IZZ sind eine siebenköpfige Progrock-Band aus New York, gegründet 1996 und hierzulande ein wohlgehüteter Geheimtipp. Trotz fünf großartiger Studioalben haben sie bisher noch kein einziges Konzert in Deutschland, und meines Wissens nach auch nicht in Europa, gegeben. Bei IZZ verbindet sich überragende Musikalität mit einem wunderbaren Gespür für zeitlose, berührende Melodien. Die Amerikaner spielen virtuosen Retroprog, haben aber einige eigene Charaktistika, mit denen sie sich wohltuend von Ihren Genre-Kollegen absetzen:
Erstens die Tatsache, dass nicht weniger als vier Mitglieder den Gesang übernehmen. Neben Keyboarder Tom Galgano und seinem Bruder John Galgano am Bass sind das auch zwei Damen mit engelsgleichen Stimmen: Laura Meade und Anmarie Byrnes. Wer IZZ kennt, weiß, dass die beiden auch schon auf den vergangenen Alben einen großen Anteil am Gesang hatten, auf „Everlasting Instant“ ist dieser allerdings noch einmal gestiegen. Das sorgt nicht nur für viel Abwechslung, sondern auch für traumhafte Chorgesänge.

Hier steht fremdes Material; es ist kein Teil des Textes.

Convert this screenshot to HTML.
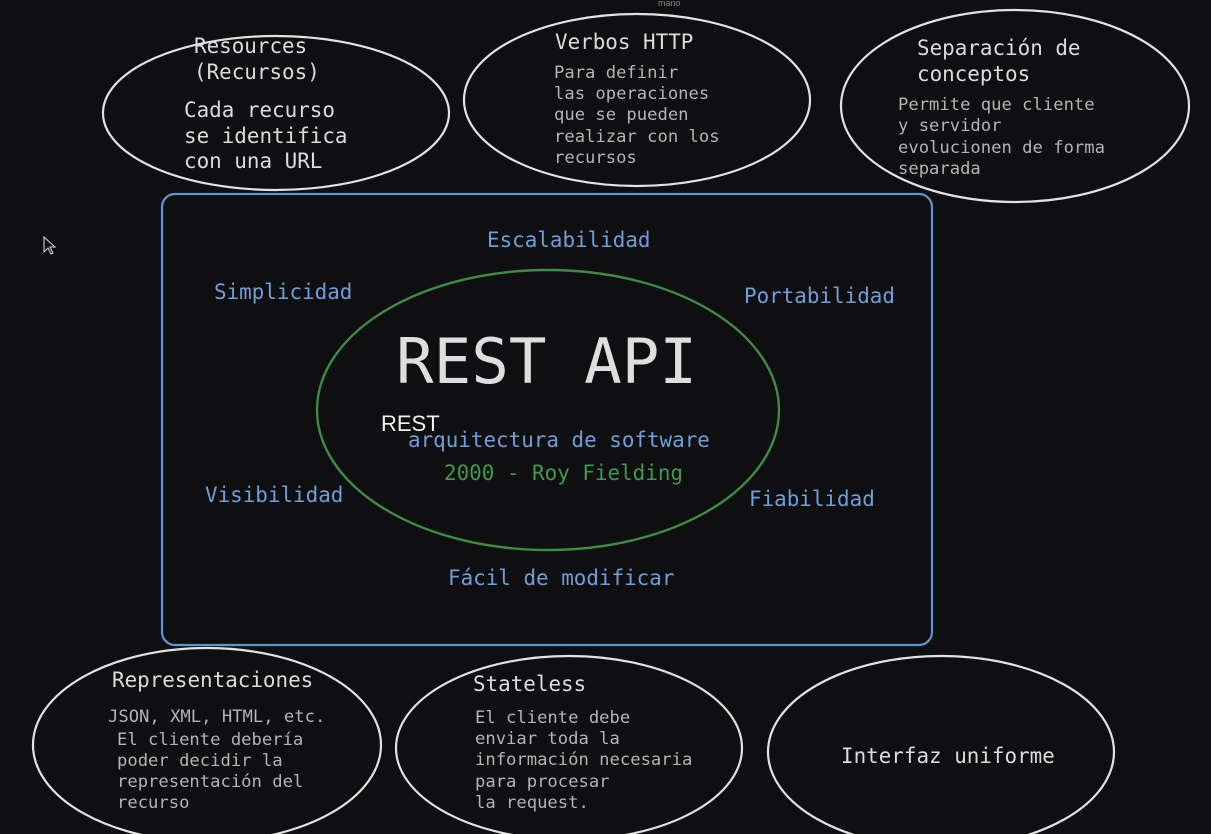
<!DOCTYPE html>
<html><head><meta charset="utf-8"><style>
html,body{margin:0;padding:0;background:#0f0f11;}
svg{display:block}
text{font-family:"DejaVu Sans Mono","Liberation Mono",monospace;}
.t{fill:#dcdcdc;font-size:20.9px}
.b{fill:#b4b4b4;font-size:17.2px}
.bl{fill:#6f9fd8;font-size:20.9px}
</style></head><body>
<svg width="1211" height="834" viewBox="0 0 1211 834">
<rect width="1211" height="834" fill="#0f0f11"/>
<g fill="none" stroke="#e2e2e2" stroke-width="2.2">
<ellipse cx="276" cy="113" rx="173" ry="77"/>
<ellipse cx="637" cy="100" rx="173" ry="86"/>
<ellipse cx="1015" cy="106" rx="174" ry="96"/>
<ellipse cx="207" cy="745" rx="174" ry="97"/>
<ellipse cx="569" cy="748" rx="173" ry="92"/>
<ellipse cx="941" cy="752" rx="173" ry="96"/>
</g>
<rect x="162" y="194" width="770" height="451" rx="13" fill="none" stroke="#5f95d6" stroke-width="2.2"/>
<ellipse cx="548" cy="410" rx="231" ry="140" fill="none" stroke="#3d8b45" stroke-width="2.4"/>
<text x="658" y="6" fill="#888" font-size="9" style="font-family:'Liberation Sans',sans-serif">mano</text>
<text class="t" x="194" y="53">Resources</text>
<text class="t" x="194" y="79">(Recursos)</text>
<text class="t" x="184" y="117">Cada recurso</text>
<text class="t" x="184" y="143">se identifica</text>
<text class="t" x="184" y="168">con una URL</text>
<text class="t" x="555" y="49">Verbos HTTP</text>
<text class="b" x="554" y="78">Para definir</text>
<text class="b" x="554" y="99">las operaciones</text>
<text class="b" x="554" y="120">que se pueden</text>
<text class="b" x="554" y="142">realizar con los</text>
<text class="b" x="554" y="163">recursos</text>
<text class="t" x="917" y="55">Separación de</text>
<text class="t" x="917" y="81">conceptos</text>
<text class="b" x="898" y="110">Permite que cliente</text>
<text class="b" x="898" y="131">y servidor</text>
<text class="b" x="898" y="153">evolucionen de forma</text>
<text class="b" x="898" y="174">separada</text>
<text class="bl" x="487" y="247">Escalabilidad</text>
<text class="bl" x="214" y="299">Simplicidad</text>
<text class="bl" x="744" y="303">Portabilidad</text>
<text class="bl" x="205" y="502">Visibilidad</text>
<text class="bl" x="749" y="506">Fiabilidad</text>
<text class="bl" x="448" y="585">Fácil de modificar</text>
<text x="396" y="383" fill="#dedede" font-size="62.5">REST API</text>
<text x="381" y="431" fill="#f0f0f0" font-size="22" style="font-family:'Liberation Sans',sans-serif">REST</text>
<text class="bl" x="408" y="447">arquitectura de software</text>
<text x="444" y="480" fill="#3f9a4c" font-size="20.9">2000 - Roy Fielding</text>
<text class="t" x="112" y="687">Representaciones</text>
<text class="b" x="108" y="722">JSON, XML, HTML, etc.</text>
<text class="b" x="117" y="745">El cliente debería</text>
<text class="b" x="117" y="766">poder decidir la</text>
<text class="b" x="117" y="787">representación del</text>
<text class="b" x="117" y="808">recurso</text>
<text class="t" x="473" y="691">Stateless</text>
<text class="b" x="475" y="723">El cliente debe</text>
<text class="b" x="475" y="744">enviar toda la</text>
<text class="b" x="475" y="765">información necesaria</text>
<text class="b" x="475" y="787">para procesar</text>
<text class="b" x="475" y="808">la request.</text>
<text class="t" x="841" y="763">Interfaz uniforme</text>
<path d="M44 237 L44 252 L48 248 L51 254 L53 253 L50 247 L55 247 Z" fill="#111" stroke="#ddd" stroke-width="1"/>
</svg>
</body></html>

Zweitens haben IZZ mit Greg DiMiceli und Brian Coralian gleich zwei Schlagzeuger. Sie setzen nicht nur ein akustisches, sondern zusätzlich auch ein elektronisches Drumkit ein. Mit diesen modernen Einflüssen darf die Band gerne mehr experimentieren und den E-Drums größeren Raum geben.
Drittens gibt es bei IZZ keinen hohlen Bombast. Es geht episch zu, es darf geschwelgt werden – aber die Songs sind immer nur genau so lang, wie sie sein müssen, um ihre Wirkung zu entfalten. Das Septett lässt sich nicht dazu hinreißen, zwanghaft einen Longtrack zu komponieren, nur weil Prog-Fans das erwarten und lieben. Die ausladendste Nummer auf „Everlasting Instant“ ist nicht einmal acht Minuten lang. Nach dem Hören der CD wirken Retroprog-Alben manch anderer Bands gar ein wenig beliebig und langatmig.
Mit „Everlasting Instant“ schließt die Gruppe ihre dreiteilige Konzeptserie ab, die 2009 mit „The Darkened Room“ begann und 2012 mit „Crush Of Night“ fortgeführt wurde. Stilistisch bilden diese drei Alben eine Einheit, haben aber unterschiedliche Schwerpunkte: Auf „Crush Of Night“ war der Prog-Anteil gefühlt am höchsten. Es war recht schwer zugänglich, hatte viele lange Instrumentalpassagen und einen zentralen, 25-minütigen Longtrack. Im Vergleich dazu klingt das aktuelle Werk geradezu ruhig und kompakt. Viele Songs starten balladesk, mit viel Piano und klarem Fokus auf dem Gesang. Von dort aus entwickeln sie sich in unterschiedliche Richtungen. Dabei ist nie absehbar, wohin die Reise geht, was die Musik unheimlich spannend macht. Gleich der Opener „Own The Mystery“ ist ein wunderbares Beispiel dafür und einer der stärksten Tracks der Scheibe.
Immer wieder nimmt die Band Versatzstücke – ob Melodien, Rhythmen oder Textzeilen – der Vorgänger auf und verarbeitet diese auf erfrischende Art und Weise: Sie werden nicht einfach nur wiederholt, sondern stattdessen in einen komplett anderen Kontext und Sound gesetzt („Illuminata“), nur kurz angedeutet und dann verworfen oder tauchen dezent im Hintergrund auf. Das ist intelligent gemacht und unterhaltsam für Kenner der Band.
Tom Galgano ist ein Meister am Piano und Synthesizer, John Galgano steuert geschmackvollen Bass bei, der sich zur richtigen Zeit in den Vordergrund spielt. Die Soli von Gitarrist Paul Bremner sind emotionale Highlights und haben einen ganz eigenen Sound – sie klingen ein wenig komprimiert und synthetisch, was aber keineswegs negativ gemeint ist. Dazu kommen ein tolles Artwork, eine naturbelassene, transparente Produktion und starke Texte. IZZ haben eine klare Message, die aber so universell formuliert ist, dass sie viele Hörer ansprechen und abholen kann. Der Album-Abschluss mit „Illuminata“, „Sincerest Life“ und „Like A Straight Line“ ist traumhaft schön.
So muss Musik sein: Virtuos und intelligent, lebendig und berührend. Großartig!